Investors interested in Insurance - Property and Casualty stocks are likely familiar with Everest Re (RE - Free Report) and RenaissanceRe (RNR - Free Report) . But which of these two stocks offers value investors a better bang for their buck right now? We'll need to take a closer look.
There are plenty of strategies for discovering value stocks, but we have found that pairing a strong Zacks Rank with an impressive grade in the Value category of our Style Scores system produces the best returns. The Zacks Rank favors stocks with strong earnings estimate revision trends, and our Style Scores highlight companies with specific traits.
Right now, both Everest Re and RenaissanceRe are sporting a Zacks Rank of # 2 (Buy). The Zacks Rank favors stocks that have recently seen positive revisions to their earnings estimates, so investors should rest assured that both of these companies have improving earnings outlooks. But this is just one piece of the puzzle for value investors.

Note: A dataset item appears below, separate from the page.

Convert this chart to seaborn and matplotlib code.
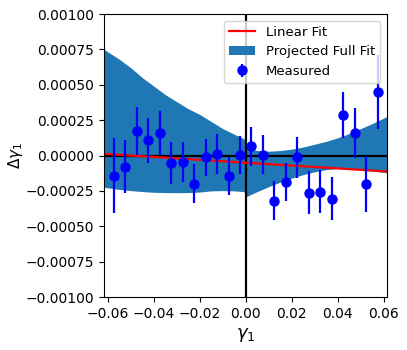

Value investors analyze a variety of traditional, tried-and-true metrics to help find companies that they believe are undervalued at their current share price levels.

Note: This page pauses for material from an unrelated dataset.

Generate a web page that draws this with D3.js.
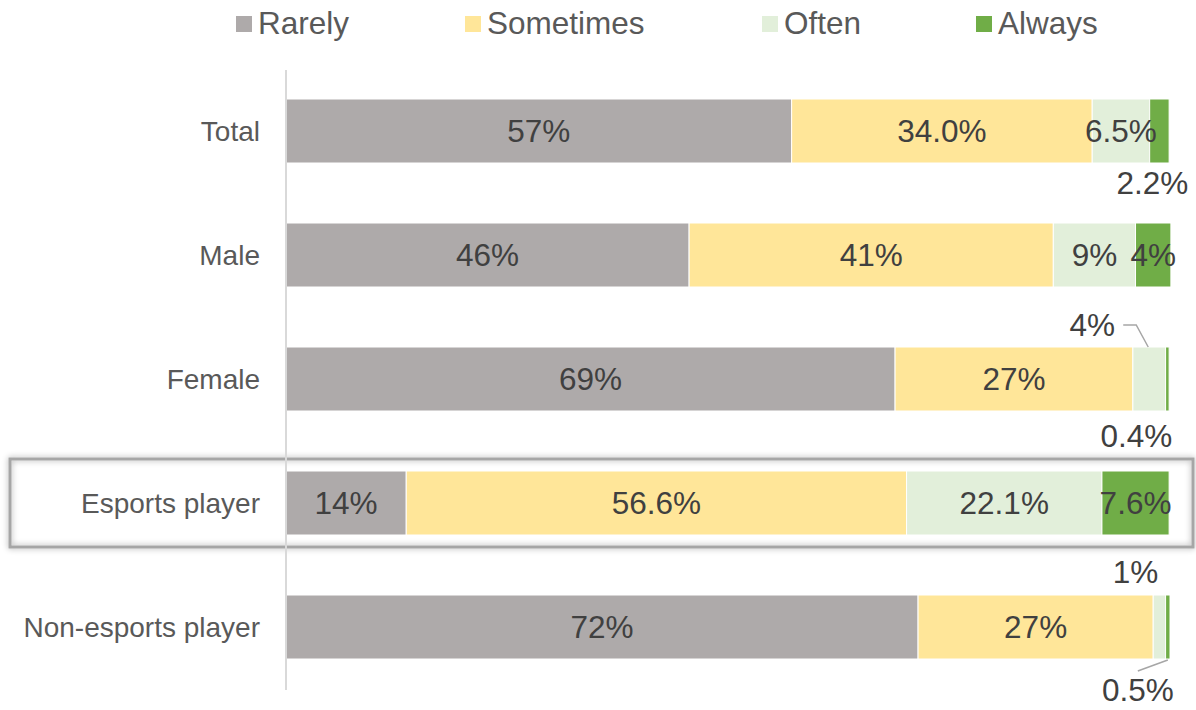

The Style Score Value grade factors in a variety of key fundamental metrics, including the popular P/E ratio, P/S ratio, earnings yield, cash flow per share, and a number of other key stats that are commonly used by value investors.
RE currently has a forward P/E ratio of 10.22, while RNR has a forward P/E of 14.08. We also note that RE has a PEG ratio of 1.02. This popular metric is similar to the widely-known P/E ratio, with the difference being that the PEG ratio also takes into account the company's expected earnings growth rate. RNR currently has a PEG ratio of 1.48.
Another notable valuation metric for RE is its P/B ratio of 1.49. Investors use the P/B ratio to look at a stock's market value versus its book value, which is defined as total assets minus total liabilities. By comparison, RNR has a P/B of 1.52.
These are just a few of the metrics contributing to RE's Value grade of A and RNR's Value grade of D.
Both RE and RNR are impressive stocks with solid earnings outlooks, but based on these valuation figures, we feel that RE is the superior value option right now.